Joe Sacco raconte cette journée, en une fresque muette de près de 7 mètres de long, qui est présentée en un livre accordéon. Un livret l’accompagne avec les commentaires de l’auteur, qui explique heure par heure, le déroulement de ce jour tragiquement historique. Hanté par la Première Guerre mondiale depuis l’enfance, mais accaparé dans sa carrière journalistique par d’autres conflits plus récents, et considérant que Jacques Tardi avait traité le sujet de façon définitive avec La Guerre des tranchées, Sacco ne s’est jamais imaginé dessiner sur le sujet. En octobre 2011, à la demande d’un ami éditeur new-yorkais, il y réfléchit pourtant. Il décide de se concentrer sur le premier jour de la bataille de la Somme, car c’est à partir de ce jour-là que l’homme du peuple a pris conscience de la véritable nature de la guerre moderne.
Joe Sacco fait le choix de s’inspirer de la Tapisserie de Bayeux, joyau de l’art médiéval, qui raconte l’histoire de l’invasion de l’Angleterre par les Normands. Il peut donc montrer ce qui s’est passé ce jour-là, sans avoir recours à aucun commentaire.

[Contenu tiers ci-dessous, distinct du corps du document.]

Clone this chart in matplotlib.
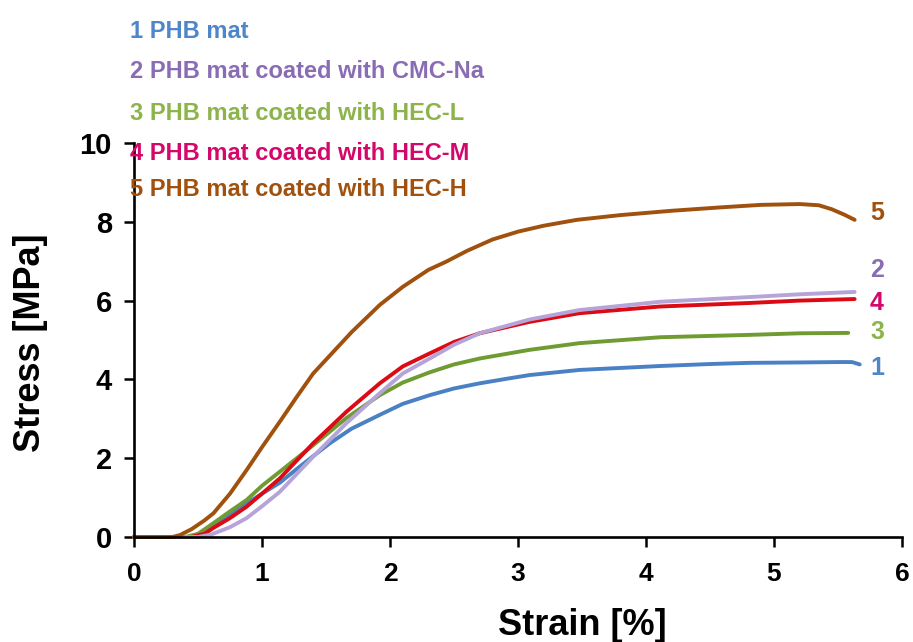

Le déroulé des événements parle de lui-même quant aux responsabilités du haut-commandement, et le sacrifice des soldats. S’il représente ce premier jour de la bataille de la Somme du seul point de vue britannique, c’est que les documents, les écrits militaires anglo-saxons et les histoires relatives aux Anglais lui sont les plus familiers, ce sont ceux qui ont imprégné sa conscience. Une oeuvre surprenante, tant par sa forme que son fond et son traitement graphique En effet, Joe Sacco donne ici un dessin compact et fouillé, ne négligeant aucun détail, ignorant délibérément perspectives et proportions réalistes. Il réalise une peinture miniature comme une image d’Épinal.